EL HOMBRE QUE ORINÓ EN LA ESQUINA
por
-Roger Vilain-
Twitter: @rvilain1
A lo mejor me estoy poniendo viejo, pero últimamente he visto a muchos con la bragueta abierta arrojando orín como si nada en las esquinas. Y la verdad es que me toca los cojones el asunto.
Voy en el carro, mi hija ocupa el asiento de atrás. En plena calle un tipo se pone de frente a la pared y descarga la vejiga, se deleita contemplando el chorro, para él no hay diferencias entre la poceta y la avenida. La niña pregunta a quemarropa: papá, ¿qué hace ese señor ahí? Entonces, porque deseo darle la espalda a la cuestión, invento una de Disney mientras el retrovisor recoge a un perfecto hijo de puta guardándose el miembro, feliz luego de mearse en el alma tuya, mía, de todos.
Tengo la impresión de que los años van haciendo su trabajo conmigo. Tiempito atrás me hubiese limitado a observar la escena, a mascullar entre dientes ojalá que se te pudra el pito, so cabrón, y pues nada, a seguir mi camino con Michael Bublé desde el estéreo y su You and I, que vale la pena escuchar sin mayores perturbaciones.
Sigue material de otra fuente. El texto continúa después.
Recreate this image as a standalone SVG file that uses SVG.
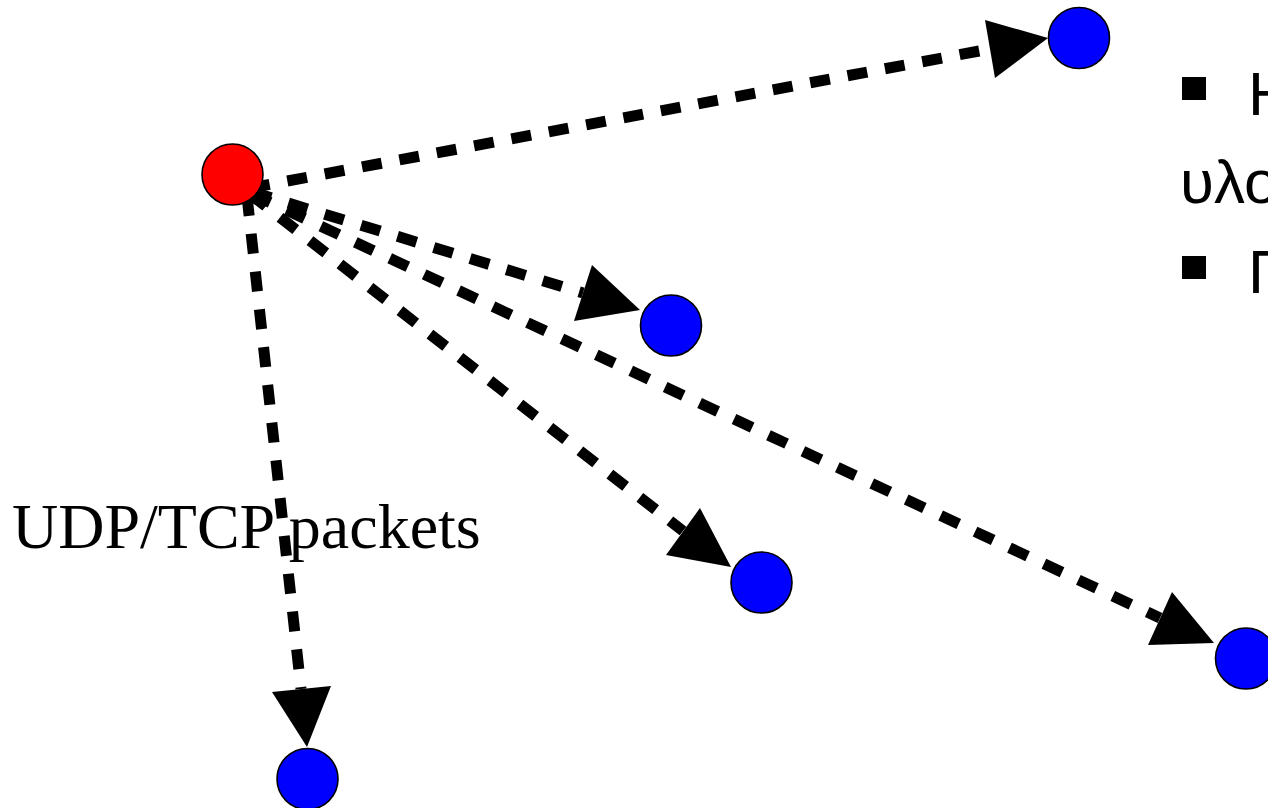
<svg xmlns="http://www.w3.org/2000/svg" width="1268" height="808" viewBox="0 0 1268 808">
<style>
.edge{fill:none;stroke:#000;stroke-width:11;stroke-dasharray:20 18;stroke-linecap:butt}
.head{fill:#000;stroke:none}
.node{stroke:#000;stroke-width:1.6}
.blue{fill:#0000ff}
.red{fill:#ff0000}
.greek{font-family:"Liberation Sans","DejaVu Sans",sans-serif;font-size:62px;fill:#000}
.label{font-family:"Liberation Serif","Times New Roman",serif;font-size:64px;fill:#000}
</style>
<rect width="1268" height="808" fill="#fff"/>
<g id="connectors">
  <line class="edge" x1="250" y1="188" x2="990" y2="49"/>
  <polygon class="head" points="1048,38 985,20 995,78"/>
  <line class="edge" x1="252" y1="192" x2="583" y2="293"/>
  <polygon class="head" points="640,310 592,265 574,321"/>
  <line class="edge" x1="250" y1="194" x2="683" y2="531"/>
  <polygon class="head" points="731,567 700,508 666,555"/>
  <line class="edge" x1="252" y1="194" x2="1160" y2="618"/>
  <polygon class="head" points="1214,643 1172,592 1148,645"/>
  <line class="edge" x1="247" y1="196" x2="301" y2="689"/>
  <polygon class="head" points="307,747 272,692 331,686"/>
</g>
<g id="source"><circle class="node red" cx="232.5" cy="174.5" r="30.5"/></g>
<g id="n1"><circle class="node blue" cx="1079" cy="38" r="30.5"/></g>
<g id="n2"><circle class="node blue" cx="671" cy="325.5" r="30.5"/></g>
<g id="n3"><circle class="node blue" cx="761.5" cy="582.5" r="30.5"/></g>
<g id="n4"><circle class="node blue" cx="1246" cy="658.5" r="30.5"/></g>
<g id="n5"><circle class="node blue" cx="307.5" cy="779" r="30.5"/></g>
<g id="label"><text class="label" x="12" y="548">UDP/TCP packets</text></g>
<g id="bullets">
  <rect x="1182" y="77" width="24" height="23" fill="#000"/>
  <text class="greek" x="1248" y="115">Η</text>
  <text class="greek" x="1180" y="203">υλο</text>
  <rect x="1182" y="256" width="24" height="23" fill="#000"/>
  <text class="greek" x="1248" y="293">Γ</text>
</g>
</svg>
Pero ahora me revienta a la ene, me quema la sangre el atrevimiento de un vago y un inútil, hasta las narices de cerveza, orinando en la vía pública porque aquí estoy yo si no me han visto.
Antes había un poco de respeto, cuando menos. En los tiempos de mi abuela o de mis padres valían más tu nombre y tus acciones que todo el oro de este mundo y eso fue lo que bebí en la casa, desde que era un tripón creyéndome inmortal y joven para siempre, y eso fue lo que aprendí en la escuela, porque de nada sirve que te llamen señor o doctor o lo que sea si terminas convertido en un patán y un sirvengüenza. Pero como les venía diciendo, me invento una de Disney, continúo la marcha observando en el espejo la imagen que se repite dos o tres veces por semana y hay que ver, todo bien gracias, es que somos tan modernos y tan siglo XXI que un tipo rociando úrea pantalón abajo en los jardines de la acera es súper cool y es cosa de los nuevos tiempos.
Imagino, mientras el retrovisor pone al alcance de la mano a este señor que sigue su camino vacío de orín y eructando cervezas, que se detiene un carro de la policía, que le dicen al oído oye, capullo, ¿dónde aprendiste a satisfacer públicamente tus necesidades?, y entonces lo agarran por los huevos alzándolo en peso para echarlo al fondo de la jaula. E imagino también que en las mazmorras el caballero en cuestión aprende, vía sus colegas de pernocta, a utilizar un urinario, a hacerlo en privado, en el baño pues, como Dios manda, y hasta a bajar la palanquita.
Pero dejo de pensar. Enfrente un semáforo cambia de amarillo a rojo. Me detengo. Los vendedores de espejitos saltan a la vía, los saltimbanquis reanudan su función y el hombre que orinó en la esquina dos cuadras atrás se pierde feliz, cantando a lo lejos.